Massey Energy Co., which owns the mine, has become infamous in West Virginia for its devastating mountaintop removal operations. But the company also pleaded guilty to criminal violations for a January 2006 fire at the Aracoma Mine in Logan County, W.Va., which took the lives of two miners.

In an internal memo to employees that was used in the Aracoma mine trial, Massey's chief executive, Don Blankenship, declared: "If any of you have been asked by your group presidents, your supervisors, engineers or anyone else to do anything other than run coal (i.e. build overcasts, do construction jobs, or whatever) you need to ignore them and run coal. This memo is necessary only because we seem not to understand that coal pays the bills."

Nonetheless, Massey is ramping up its production and profits, especially in its hurry to export coal to India and China.

When my grandfather was in the mines in southern Illinois, a group of UMWA miners from Centralia, Ill., outraged by the political machinations in the state's Department of Mines and Minerals, wrote a letter in 1946 urging the governor to take action on clearly dangerous buildups of coal dust. The letter described the mine's situation, the politics, and then made a desperate request for intervention:

"In fact, Governor Green, this is a plea to you, to please save our lives, to please make the Department of Mines and Minerals enforce the laws at No. 5 mine of the Centralia Coal Company at Centralia, Illinois, at which mine we are employed, before we have a dust explosion."

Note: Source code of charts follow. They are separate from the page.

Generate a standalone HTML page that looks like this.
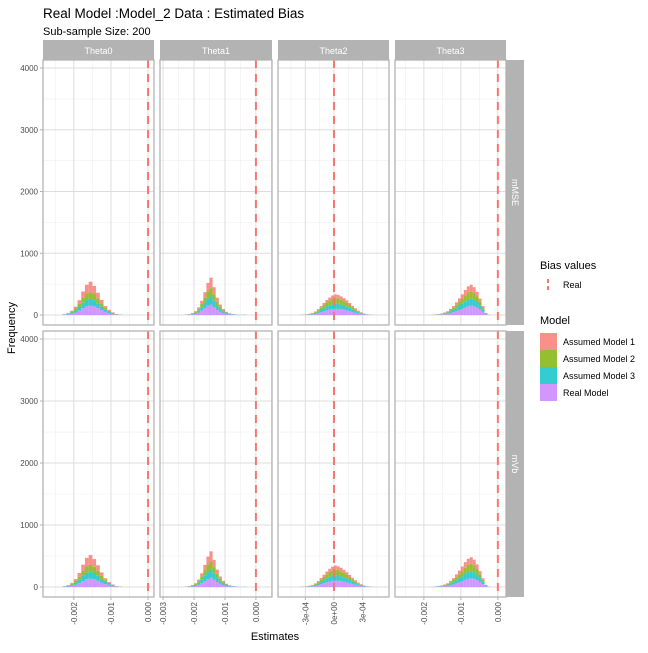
<!DOCTYPE html>
<html><head><meta charset="utf-8"><style>
body{margin:0;background:#fff}
svg text{font-family:"Liberation Sans",Arial,sans-serif}
</style></head><body>
<svg id="chart" width="648" height="648" xmlns="http://www.w3.org/2000/svg">
<rect width="648" height="648" fill="#fff"/>
<text x="43" y="18" font-size="13.5" fill="#000">Real Model :Model_2 Data : Estimated Bias</text>
<text x="43" y="35" font-size="11" fill="#000">Sub-sample Size: 200</text>
<text x="275" y="640" font-size="11" text-anchor="middle">Estimates</text>
<text x="0" y="0" font-size="11" text-anchor="middle" transform="translate(15,328) rotate(-90)">Frequency</text>
<g id="panels"></g>
<g>
<text x="540" y="269" font-size="11">Bias values</text>
<line x1="548" y1="279" x2="548" y2="291" stroke="#F8766D" stroke-width="2" stroke-dasharray="4,3"/>
<text x="563" y="288" font-size="9">Real</text>
<text x="540" y="324" font-size="11">Model</text>
<rect x="540" y="333" width="17" height="17" fill="#F8766D" fill-opacity="0.8"/>
<text x="563" y="345" font-size="9">Assumed Model 1</text>
<rect x="540" y="350" width="17" height="17" fill="#7CAE00" fill-opacity="0.8"/>
<text x="563" y="362" font-size="9">Assumed Model 2</text>
<rect x="540" y="367" width="17" height="17" fill="#00BFC4" fill-opacity="0.8"/>
<text x="563" y="379" font-size="9">Assumed Model 3</text>
<rect x="540" y="384" width="17" height="17" fill="#C77CFF" fill-opacity="0.8"/>
<text x="563" y="396" font-size="9">Real Model</text>
</g>
</svg>
<script>
const colNames=["Theta0","Theta1","Theta2","Theta3"];
const rowNames=["mMSE","mVb"];
const colDomains=[[-0.00283,0.00016],[-0.00310,0.00052],[-0.000586,0.000576],[-0.00278,0.00022]];
const colTicks=[[-0.002,-0.001,0],[-0.003,-0.002,-0.001,0],[-0.0003,0,0.0003],[-0.002,-0.001,0]];
const colTickLabels=[["-0.002","-0.001","0.000"],["-0.003","-0.002","-0.001","0.000"],["-3e-04","0e+00","3e-04"],["-0.002","-0.001","0.000"]];
const yTicks=[0,1000,2000,3000,4000];
const yDomain=[-162,4130];
const biasReal=[0,0,0,0];
const binStart=[[-0.0023,-0.0023,-0.00042,-0.0018],[-0.0023,-0.0023,-0.00042,-0.0018]];
const binWidth=[[0.0001,0.0001,0.00003,0.00008],[0.0001,0.0001,0.00003,0.00008]];
// order: Real Model, Assumed 3, Assumed 2, Assumed 1 (bottom to top)
const realR1=[[5,10,20,40,70,110,140,150,140,110,80,50,30,15,5,2],[3,5,10,20,40,70,110,150,170,130,80,50,30,15,8,4,2,1,0,0],[0,0,1,2,3,6,10,18,30,45,60,75,85,95,100,98,92,85,75,62,48,35,24,15,8,4,2,1,0,0],[2,3,5,8,12,20,30,45,60,80,100,120,140,150,140,120,90,50,10,2]];
const cyanR1=[[5,10,20,35,60,90,110,110,100,80,55,35,20,10,5,2],[2,4,8,15,30,55,85,115,130,100,65,40,25,15,10,8,5,3,2,5],[0,0,1,2,3,5,8,14,24,36,50,62,72,80,85,82,76,68,60,50,38,28,18,11,6,3,2,1,0,0],[1,2,4,6,10,15,25,35,50,65,80,95,110,115,105,90,65,40,15,3]];
const greenR1=[[3,8,15,30,50,80,100,110,100,80,55,30,20,10,3,2],[2,4,8,15,30,55,85,115,135,100,65,40,22,12,5,2,1,0,0,0],[0,0,1,2,3,6,9,15,25,38,52,65,76,84,90,86,80,72,62,50,38,28,18,11,6,3,2,1,0,0],[1,2,4,6,10,15,25,35,50,65,80,100,115,120,110,90,60,30,5,1]];
const redR1=[[2,5,15,30,60,100,140,170,130,90,55,30,15,8,3,2],[1,3,6,12,25,50,90,140,170,120,70,40,20,10,5,2,1,0,0,0],[0,0,1,1,2,4,6,10,16,24,33,42,50,56,60,58,54,48,40,32,24,17,11,7,4,2,1,0,0,0],[1,2,3,5,8,12,20,30,45,60,75,90,100,105,95,75,50,25,5,1]];
const realR2=[[4,8,18,35,60,95,125,135,125,100,70,45,25,12,5,2],[2,4,8,18,35,60,95,125,150,120,80,50,30,15,8,4,2,1,0,0],[0,0,1,2,3,6,10,18,30,45,60,75,88,98,104,100,94,86,76,62,48,35,24,15,8,4,2,1,0,0],[2,3,5,8,12,18,28,42,58,75,95,115,130,140,130,110,80,45,10,2]];
const cyanR2=[[4,9,18,32,55,85,105,110,100,80,55,35,20,10,5,2],[2,4,8,15,30,55,85,115,130,100,65,40,25,15,10,8,5,3,2,3],[0,0,1,2,3,5,8,14,24,36,50,64,76,84,88,85,78,70,60,50,38,28,18,11,6,3,2,1,0,0],[1,2,4,6,10,15,25,35,50,65,80,95,110,115,105,90,65,40,15,3]];
const greenR2=[[3,8,15,30,50,80,100,110,100,80,55,30,20,10,3,2],[2,4,8,15,30,55,85,115,135,100,65,40,22,12,5,2,1,0,0,0],[0,0,1,2,3,6,9,15,25,38,52,66,78,88,92,88,82,72,62,50,38,28,18,11,6,3,2,1,0,0],[1,2,4,6,10,15,25,35,50,65,80,100,115,120,110,90,60,30,5,1]];
const redR2=[[2,5,15,30,60,100,140,160,125,90,55,30,15,8,3,2],[1,3,6,12,25,50,90,135,160,115,70,40,20,10,5,2,1,0,0,0],[0,0,1,1,2,4,6,10,16,24,34,44,52,58,62,60,55,48,40,32,24,17,11,7,4,2,1,0,0,0],[1,2,3,5,8,12,20,30,45,60,75,90,100,105,95,75,50,25,5,1]];
const seriesByRow=[[realR1,cyanR1,greenR1,redR1],[realR2,cyanR2,greenR2,redR2]];
const seriesColors=["#C77CFF","#00BFC4","#7CAE00","#F8766D"];
const seriesKeys=["real-model","assumed-model-3","assumed-model-2","assumed-model-1"];

const NS="http://www.w3.org/2000/svg";
const panelX=[[43,154],[160,272],[278,389],[395,506]];
const panelY=[[60,325],[331,597]];
const root=document.getElementById("panels");
function mk(tag,attrs,parent){const e=document.createElementNS(NS,tag);for(const k in attrs)e.setAttribute(k,attrs[k]);(parent||root).appendChild(e);return e;}
function xScale(c,v){const d=colDomains[c],p=panelX[c];return p[0]+(v-d[0])/(d[1]-d[0])*(p[1]-p[0]);}
function yScale(r,v){const p=panelY[r];return p[1]-(v-yDomain[0])/(yDomain[1]-yDomain[0])*(p[1]-p[0]);}

for(let c=0;c<4;c++){
  const s=mk("rect",{x:panelX[c][0],y:40,width:panelX[c][1]-panelX[c][0],height:20,fill:"#B3B3B3"});
  
  
  const t=mk("text",{x:(panelX[c][0]+panelX[c][1])/2,y:54,"font-size":"9","text-anchor":"middle",fill:"#fff"});
  t.textContent=colNames[c];
  
  
}
for(let r=0;r<2;r++){
  const s=mk("rect",{x:506,y:panelY[r][0],width:18,height:panelY[r][1]-panelY[r][0],fill:"#B3B3B3"});
  
  
  const cy=(panelY[r][0]+panelY[r][1])/2;
  const t=mk("text",{x:0,y:0,"font-size":"9","text-anchor":"middle",fill:"#fff",transform:`translate(512,${cy}) rotate(90)`});
  t.textContent=rowNames[r];
  
  
}

for(let r=0;r<2;r++){
  yTicks.forEach(v=>{
    const y=yScale(r,v);
    const t=mk("text",{x:38,y:y+3,"font-size":"8","text-anchor":"end",fill:"#4d4d4d"});
    t.textContent=v;
    
    
    const tk=mk("line",{x1:40,x2:43,y1:y,y2:y,stroke:"#b3b3b3","stroke-width":"1"});
    
    
  });
  for(let c=0;c<4;c++){
    const g=mk("g",{});
    
    
    const x0=panelX[c][0],x1=panelX[c][1],y0=panelY[r][0],y1=panelY[r][1];
    for(let v=500;v<4130;v+=1000){const y=yScale(r,v);mk("line",{x1:x0,x2:x1,y1:y,y2:y,stroke:"#efefef","stroke-width":"0.6"},g);}
    const tk=colTicks[c],step=tk[1]-tk[0];
    for(let i=-1;i<tk.length;i++){const v=tk[0]+step*(i+0.5);const x=xScale(c,v);if(x>x0&&x<x1)mk("line",{x1:x,x2:x,y1:y0,y2:y1,stroke:"#efefef","stroke-width":"0.6"},g);}
    yTicks.forEach(v=>{const y=yScale(r,v);mk("line",{x1:x0,x2:x1,y1:y,y2:y,stroke:"#dedede","stroke-width":"1"},g);});
    tk.forEach(v=>{const x=xScale(c,v);mk("line",{x1:x,x2:x,y1:y0,y2:y1,stroke:"#dedede","stroke-width":"1"},g);});
    const sers=seriesByRow[r];
    const n=sers[0][c].length;
    const bs=binStart[r][c],bw=binWidth[r][c];
    for(let b=0;b<n;b++){
      let acc=0;
      for(let s=0;s<4;s++){
        const v=sers[s][c][b];
        if(v<=0){continue;}
        const xa=xScale(c,bs+b*bw),xb=xScale(c,bs+(b+1)*bw);
        const ya=yScale(r,acc+v),yb=yScale(r,acc);
        const rc=mk("rect",{x:xa,y:ya,width:xb-xa,height:yb-ya,fill:seriesColors[s],"fill-opacity":"0.8"},g);
        
        
        acc+=v;
      }
    }
    const bx=xScale(c,biasReal[c]);
    const bl=mk("line",{x1:bx,x2:bx,y1:y0,y2:y1,stroke:"#F8766D","stroke-width":"2","stroke-dasharray":"8,6"},g);
    
    
    const br=mk("rect",{x:x0,y:y0,width:x1-x0,height:y1-y0,fill:"none",stroke:"#b3b3b3","stroke-width":"1.3"},g);
    
    
    if(r===1){
      tk.forEach((v,i)=>{
        const x=xScale(c,v);
        const l=mk("line",{x1:x,x2:x,y1:y1,y2:y1+3,stroke:"#b3b3b3"});
        
        
        const t=mk("text",{x:0,y:0,"font-size":"8","text-anchor":"end",fill:"#4d4d4d",transform:`translate(${x+3},${y1+5}) rotate(-90)`});
        t.textContent=colTickLabels[c][i];
        
        
      });
    }
  }
}
</script>
</body></html>
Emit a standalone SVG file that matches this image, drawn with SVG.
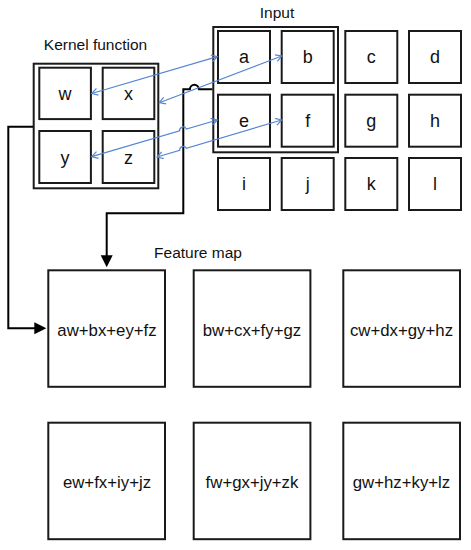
<svg xmlns="http://www.w3.org/2000/svg" width="471" height="550" viewBox="0 0 471 550">
<style>
.box{fill:#fff;stroke:#1a1a1a;stroke-width:2}
.grp{fill:none;stroke:#1a1a1a;stroke-width:2}
.t{font-family:"Liberation Sans",Arial,sans-serif;fill:#111;text-anchor:middle}
.lbl{font-size:15.5px}
.cell{font-size:18px}
.fm{font-size:16.8px}
.blk{fill:none;stroke:#000;stroke-width:2}
.blu{fill:none;stroke:#5585D5;stroke-width:1.2;marker-start:url(#open);marker-end:url(#open)}
</style>
<defs>
<marker id="solid" markerUnits="userSpaceOnUse" markerWidth="13" markerHeight="13" refX="2" refY="6" orient="auto">
<path d="M0,0 L12,6 L0,12 Z" fill="#000"/>
</marker>
<marker id="open" markerUnits="userSpaceOnUse" markerWidth="10" markerHeight="10" refX="6.5" refY="4" orient="auto-start-reverse">
<path d="M0.5,0.5 L6.5,4 L0.5,7.5" fill="none" stroke="#5585D5" stroke-width="1.2"/>
</marker>
</defs>

<rect x="0" y="0" width="471" height="550" fill="#fff"/>

<g id="kernel">
<text class="t lbl" x="95.5" y="49.5">Kernel function</text>
<rect class="grp" x="33.7" y="63.7" width="124.6" height="124.6"/>
</g>
<g id="k-w"><rect class="box" x="39.3" y="67.7" width="51.6" height="51.4"/><text class="t cell" x="65" y="99.5">w</text></g>
<g id="k-x"><rect class="box" x="102.7" y="67.7" width="51.6" height="51.4"/><text class="t cell" x="128.5" y="99.5">x</text></g>
<g id="k-y"><rect class="box" x="39.3" y="131" width="51.6" height="52"/><text class="t cell" x="65" y="163.5">y</text></g>
<g id="k-z"><rect class="box" x="102.7" y="131" width="51.6" height="52"/><text class="t cell" x="128.5" y="163.5">z</text></g>

<g id="input">
<text class="t lbl" x="277" y="17.5">Input</text>
<rect class="grp" x="213.3" y="27" width="124.7" height="125.3"/>
</g>
<g id="in-a"><rect class="box" x="218" y="31" width="52" height="52"/><text class="t cell" x="244" y="63.2">a</text></g>
<g id="in-b"><rect class="box" x="281.7" y="31" width="52" height="52"/><text class="t cell" x="307.7" y="63.2">b</text></g>
<g id="in-c"><rect class="box" x="345.3" y="31" width="52" height="52"/><text class="t cell" x="371.3" y="63.2">c</text></g>
<g id="in-d"><rect class="box" x="409" y="31" width="52" height="52"/><text class="t cell" x="435" y="63.2">d</text></g>
<g id="in-e"><rect class="box" x="218" y="94.7" width="52" height="52"/><text class="t cell" x="244" y="126.9">e</text></g>
<g id="in-f"><rect class="box" x="281.7" y="94.7" width="52" height="52"/><text class="t cell" x="307.7" y="126.9">f</text></g>
<g id="in-g"><rect class="box" x="345.3" y="94.7" width="52" height="52"/><text class="t cell" x="371.3" y="126.9">g</text></g>
<g id="in-h"><rect class="box" x="409" y="94.7" width="52" height="52"/><text class="t cell" x="435" y="126.9">h</text></g>
<g id="in-i"><rect class="box" x="218" y="158" width="52" height="52"/><text class="t cell" x="244" y="190.2">i</text></g>
<g id="in-j"><rect class="box" x="281.7" y="158" width="52" height="52"/><text class="t cell" x="307.7" y="190.2">j</text></g>
<g id="in-k"><rect class="box" x="345.3" y="158" width="52" height="52"/><text class="t cell" x="371.3" y="190.2">k</text></g>
<g id="in-l"><rect class="box" x="409" y="158" width="52" height="52"/><text class="t cell" x="435" y="190.2">l</text></g>

<g id="feature-map">
<text class="t lbl" x="198" y="258">Feature map</text>
</g>
<g id="fm-1"><rect class="box" x="48.3" y="270.3" width="116.7" height="116.5"/><text class="t fm" x="107" y="335.5">aw+bx+ey+fz</text></g>
<g id="fm-2"><rect class="box" x="193.7" y="270.3" width="116.7" height="116.5"/><text class="t fm" x="252" y="335.5">bw+cx+fy+gz</text></g>
<g id="fm-3"><rect class="box" x="343.3" y="270.3" width="116.7" height="116.5"/><text class="t fm" x="401.5" y="335.5">cw+dx+gy+hz</text></g>
<g id="fm-4"><rect class="box" x="48.3" y="422.7" width="116.7" height="116.5"/><text class="t fm" x="107" y="487.5">ew+fx+iy+jz</text></g>
<g id="fm-5"><rect class="box" x="193.7" y="422.7" width="116.7" height="116.5"/><text class="t fm" x="252" y="487.5">fw+gx+jy+zk</text></g>
<g id="fm-6"><rect class="box" x="343.3" y="422.7" width="116.7" height="116.5"/><text class="t fm" x="401.5" y="487.5">gw+hz+ky+lz</text></g>

<g id="connectors">
<path class="blk" d="M33,126.7 H8.3 V328.3 H36.3" marker-end="url(#solid)"/>
<path class="blk" d="M212.3,89.3 H198.9 A4.5,4.5 0 0 0 189.9,89.3 H183.3 V213.3 H106.7 V257.3" marker-end="url(#solid)"/>
<path class="blu" d="M91.7,93.5 L217.3,56.7"/>
<path class="blu" d="M159.3,102.7 L281.7,56"/>
<path class="blu" d="M91.7,156.7 L179.6,130.93 A3.6,3.6 0 0 1 186.4,128.97 L217.3,120"/>
<path class="blu" d="M157,157 L179.65,150.29 A3.6,3.6 0 0 1 186.36,148.3 L281.7,120"/>
</g>
</svg>
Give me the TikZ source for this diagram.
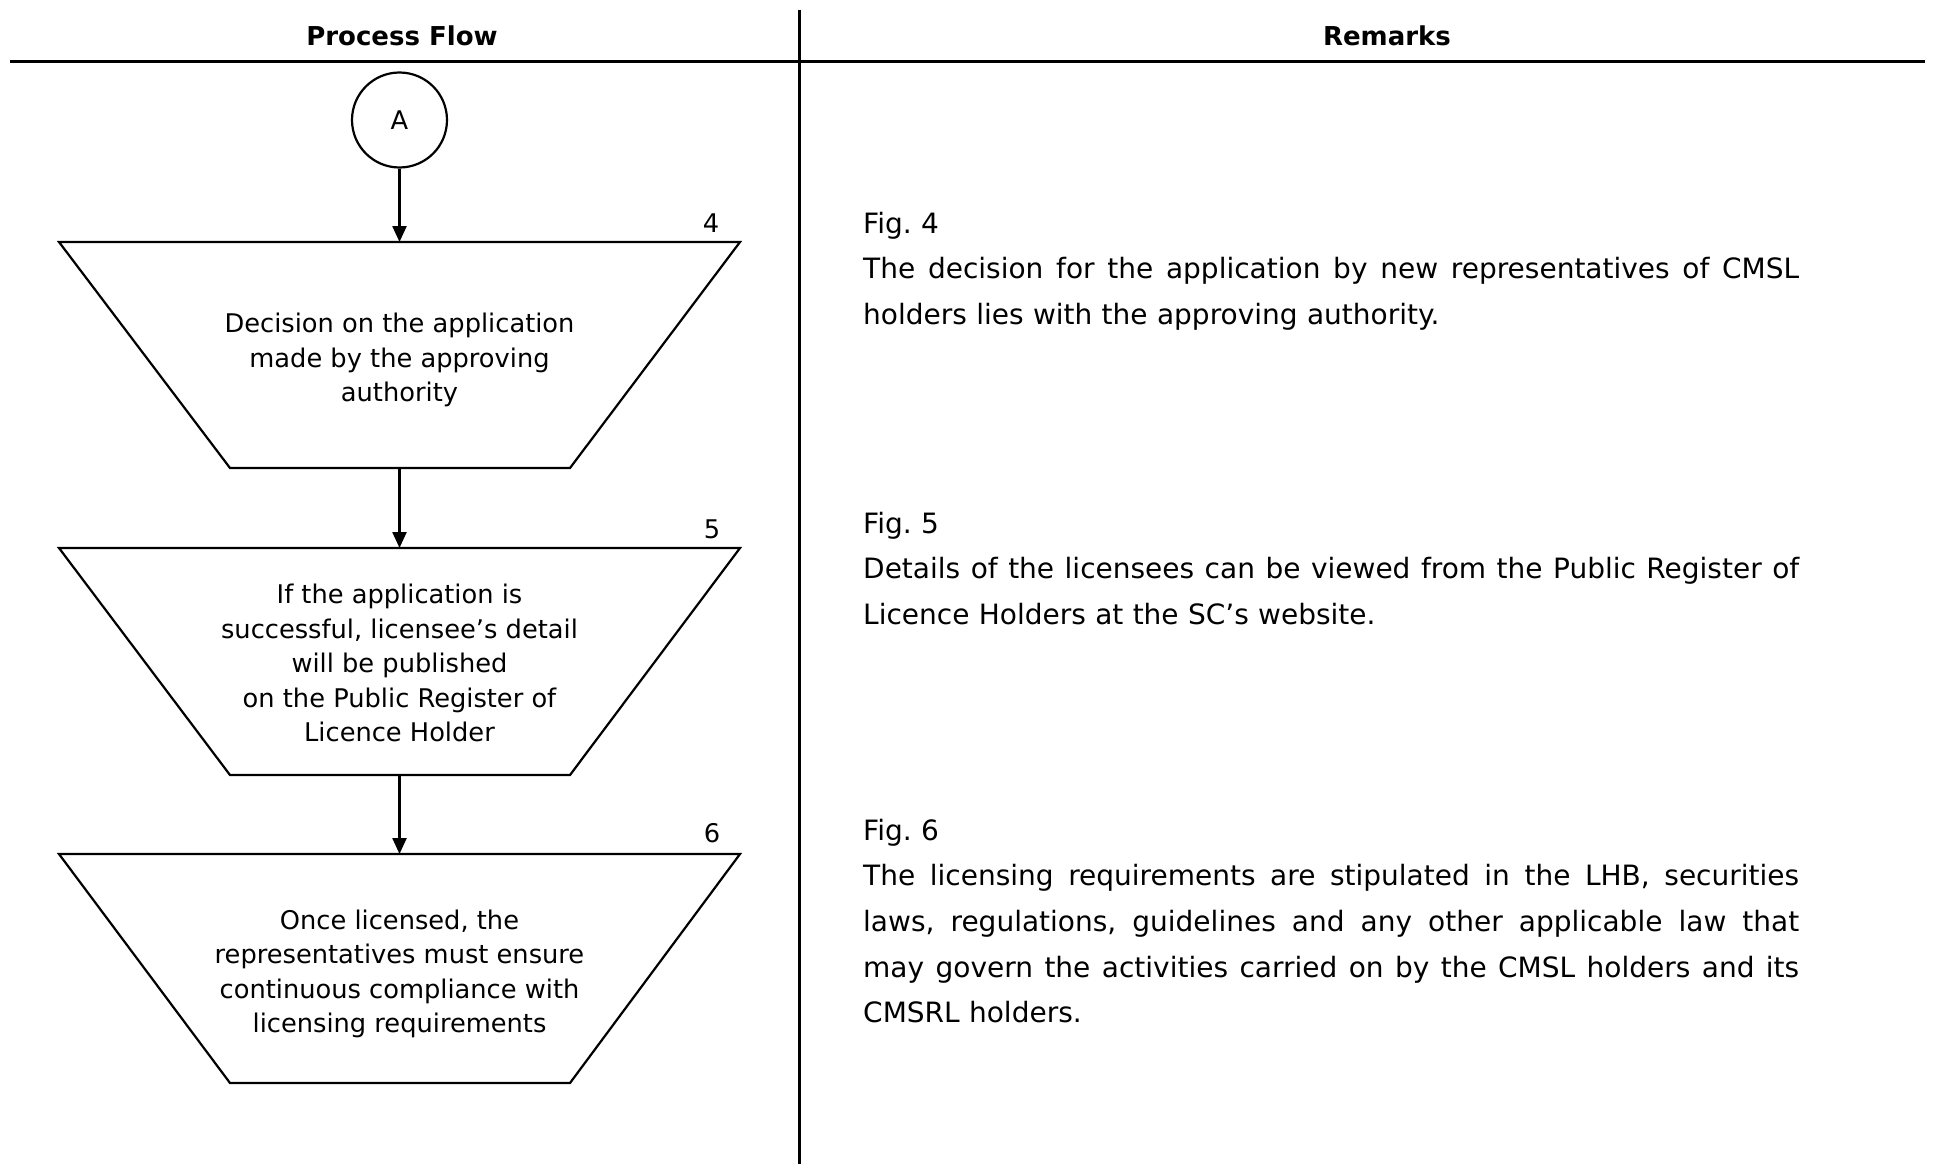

Despite numerous inspections, recommendations and noted violations, the mine owners did not consider the dust situation to be of imminent danger. On March 25, 1947, an explosion ripped through the Centralia mine and killed 111 miners. Half died from carbon monoxide poisoning. Three of the four men who had written the governor died in the explosion.

As the St. Louis Post-Dispatch pointed out, a crime was committed at Centralia. Just like too many modern operators, the Centralia Coal Company made it a habitual practice to violate safety laws and simply pay the fines.

I can't get the words of an old Welsh coalfield ballad out of my mind:

"Oh what will you give me? Say the sad bells of Rhymney

Is there hope for the future? Say the brown bells of Merthyr

Who made the mine owners? Say the black bells of Rhondda

And who killed the miners? Say the grim bells of Blaina."